As I suggested then, I’ll suggest again: This case should be investigated thoroughly by law enforcement authorities and any violators should be prosecuted to the highest letter of the law. Impose jail time to the adjudicated offenders.

The elections board must make a harsh example of this latest ballot signature case for all future elections. After watching people try to circumvent the election laws for their own personal gains twice, it’s apparent that stronger sanctions must be imposed to set an unmistakably higher standard.

The board must send a clear signal that fooling with petition signatures will not be tolerated in the nation’s capital. Set the bar so high that we dare the scoundrels to even try it.

It is not enough for Ms. Lewis to suggest that the overwhelming number of bad signatures was because of poor training and hasty collection. As a former federal prosecutor, she should know better. There were far too many examples reported and presented to suggest something more sinister.

That warrants further scrutiny.

It’s obvious that the former election board was too lenient when its members opted only to levy a fine against Mr. Williams.
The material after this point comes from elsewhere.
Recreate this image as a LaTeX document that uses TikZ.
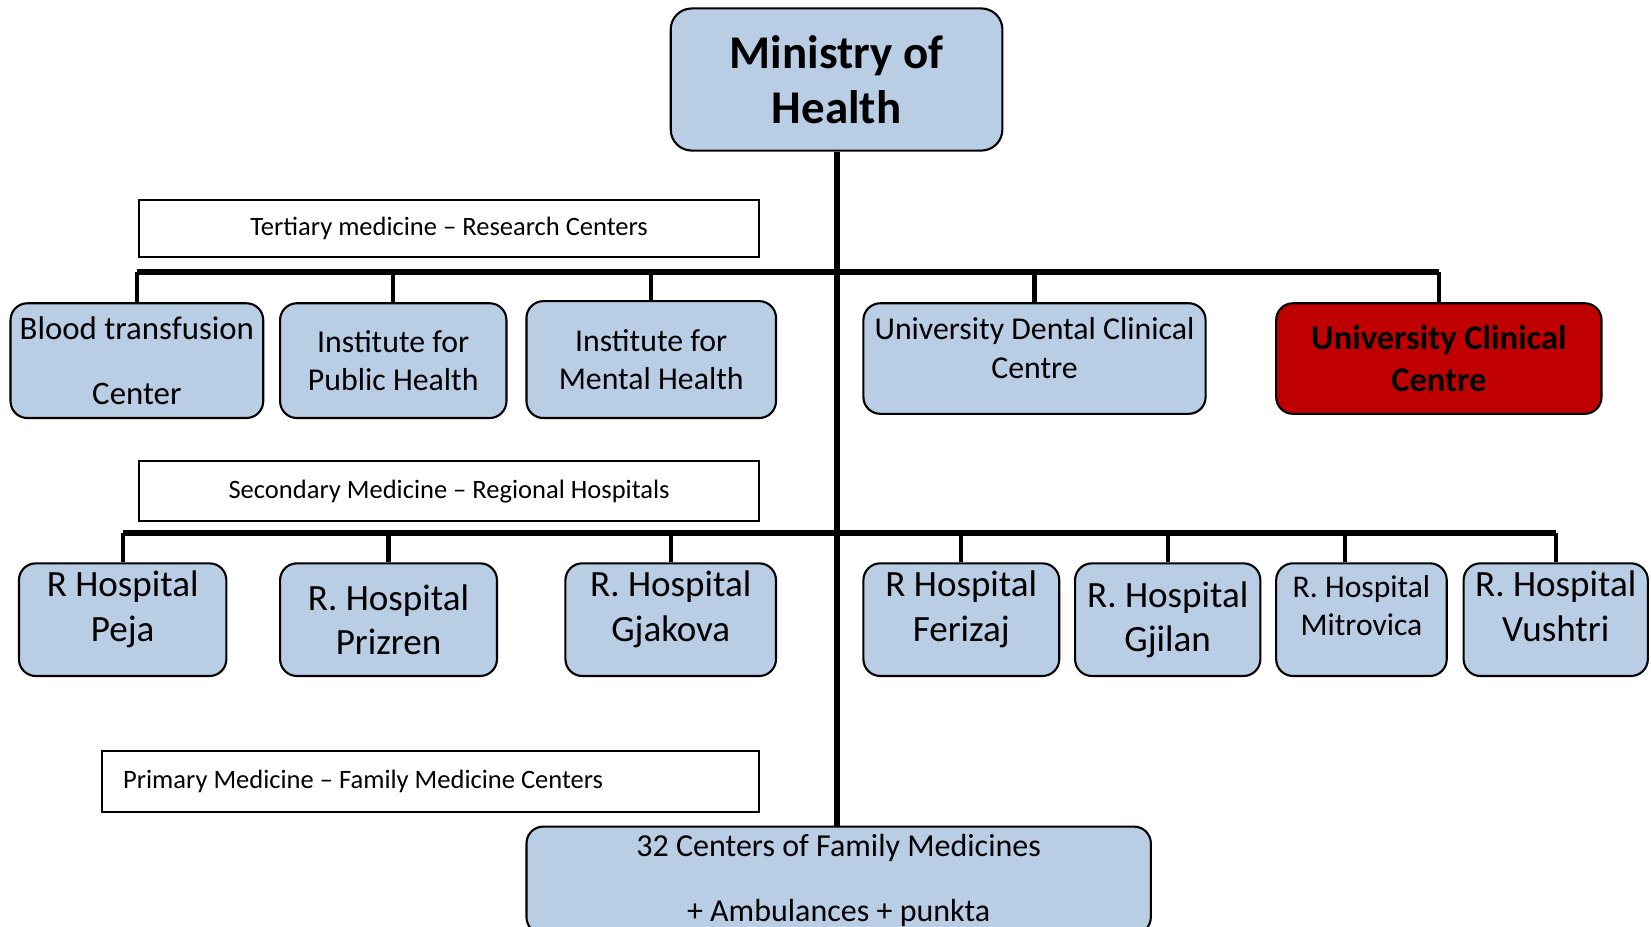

The mayor simply dialed for dollars and eventually paid the penalty.

Once again, unethical behavior is not a problem for folks with deep pockets.

If would-be elections violators knew there was an extended stay at the D.C. jail — or worse — for playing loosey-goosey with ballot petitions, they might not find it so easy to party hardy with phony signatures.

The election board’s rules clearly state that individual violators should be fined up to $10,000 and face up to six months’ imprisonment per offense for election code violations, and $1,000 in fines or 180 days in jail for making false statements.

According to the law, “any person who violates any provision of the elections law may be assessed a civil penalty … and each occurrence of a violation … shall constitute a separate offense.”

I don’t know how he got caught up in all this, but the mild-mannered Mr. Alfonso uncharacteristically added insult to injury when told The Times’ Matthew Cella: “We’re proud of what we did, we’re proud of the team, we’re proud of the committee.” But they were unhappy about the results. Sounds like sorry words coming from former D.C. Council member John Ray’s bitter playbook.

Wonder how proud they’ll be when the fines are finally metered.

Mr. Ray, the attorney for the slots investors, should save D.C. residents more sorrow and shame by dropping his attempt to appeal the election board’s ruling and end the possibility of the gambling initiative being placed on the November ballot.

The Court of Appeals traditionally upholds decisions by city agencies, primarily out of respect for the home rule charter.

No good was ever to come from this sneaky endeavor from its inception, when supporters falsely used children and elders and the promise of a chicken in every pot to get the most worried and weary of city residents in poor wards to sign the petitions.

That the lower court allowed this exclusive special-interest initiative to go forward in the first place is a total mystery.

Any gambling initiative for the District should be undertaken by the D.C. Council and strictly regulated by the administration.

Ward 4 D.C. Council member Adrian Fenty plans to introduce legislation banning the terminals and adding investigative staff to the board of elections.

These are helpful measures, but the council must deal with the larger issue: closing the loopholes that allow private investors to fund ballot initiatives in which they stand to gain millions of dollars at a susceptible public’s expense.

I’ll raise the roof — red or otherwise — to that much-needed measure or initiative.